The degree was what allowed me to take on a new role in technology strategy at Sprint shortly after graduation. I was able to apply the specific lessons from SDM in my job at Sprint. You get a great education in the classroom, but you also learn as much from the cohort you build while in SDM. And that network continues with you for the rest of your career. As an example, I changed industries a second time 6 years later when one of my cohort hired me into the finance industry.
As I had always wanted to give back to a university later in my career, after more than 20 years working in a corporation, I recently took the leap into academia. The leadership capabilities and the ability to work in an interdisciplinary way across many different fields and stakeholders is something I learned at MIT. Dealing with ambiguity, managing different desires/wants, and driving to a solution is one of the things you learn early in the SDM program. This set of skills contributed to me being named Executive Director of the School of Data Science.
What would you say is the value proposition of a degree in engineering and management?
As I look back, the big takeaway is that the degree teaches you to think differently. We recognized this early on while we were in the program. You think holistically and in a systemic way about all the things that can impact a problem. When we came in, most of us were engineers, and you thought about the problem within your discipline. I still find that I think of things in a holistic way, for all the stakeholders, more so than most people. That has served me well in my career.

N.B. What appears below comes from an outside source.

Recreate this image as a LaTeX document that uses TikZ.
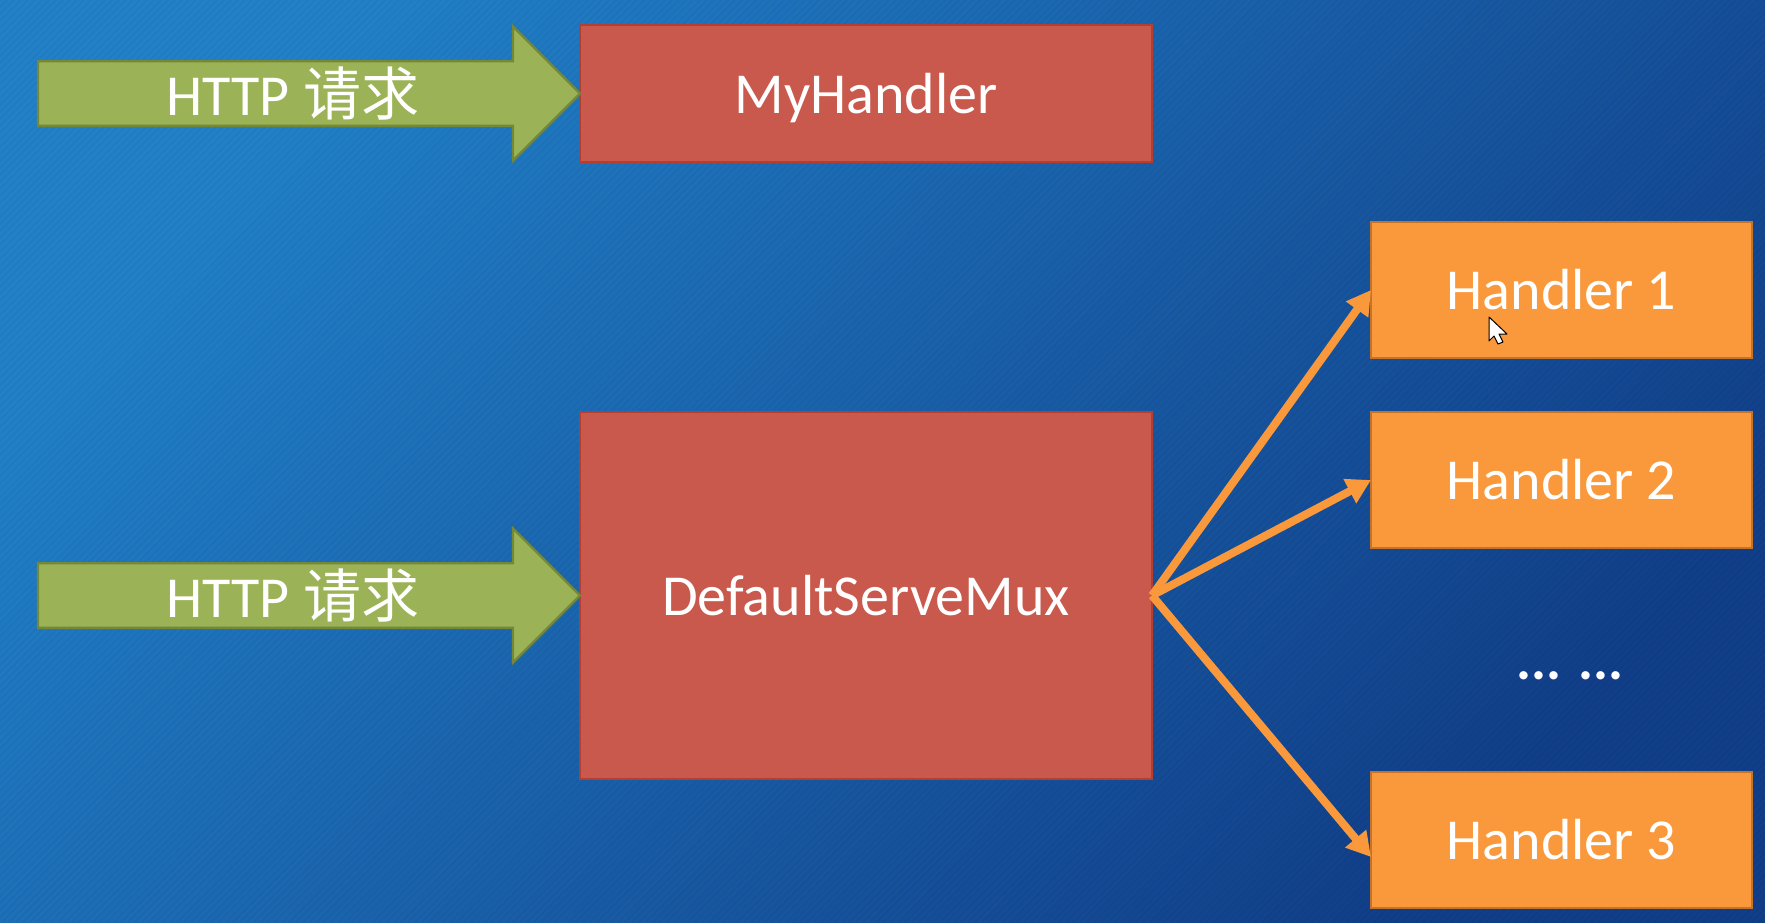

What are key things you learned at SDM that you routinely use in your work today?
The program allowed me to take classes in many different subjects that I’d not been exposed to. As an engineer, I’d never taken any finance and accounting classes, so I learned how a business really works and how money is made. I also got my first experience with topics like marketing, risk management, and project management.
You learn many subjects, but the biggest thing was learning how to think in a broad manner. You don’t realize it as much when you’re in the program, but when you get out and start talking to people you realize you’re thinking differently than they are. And you have to explain why, and why it’s important to think that way.
Would you encourage your colleagues or your supervisees to get an SDM degree?
The program attracts a different type of student than you would normally expect. For my cohort, we had an average of ten years of experience. We were working full time, trying to raise young families all while getting a degree at MIT. It was crazy, but fun. A couple years ago, I ended up talking one of my employees into applying to the program. He’ll graduate in May (2020). He was an Air Force officer, an analytics staff member, and was mostly thinking about local MBA programs. I encouraged him to take the leap of faith to apply and go to SDM at MIT. And yes, he is still communicating with me.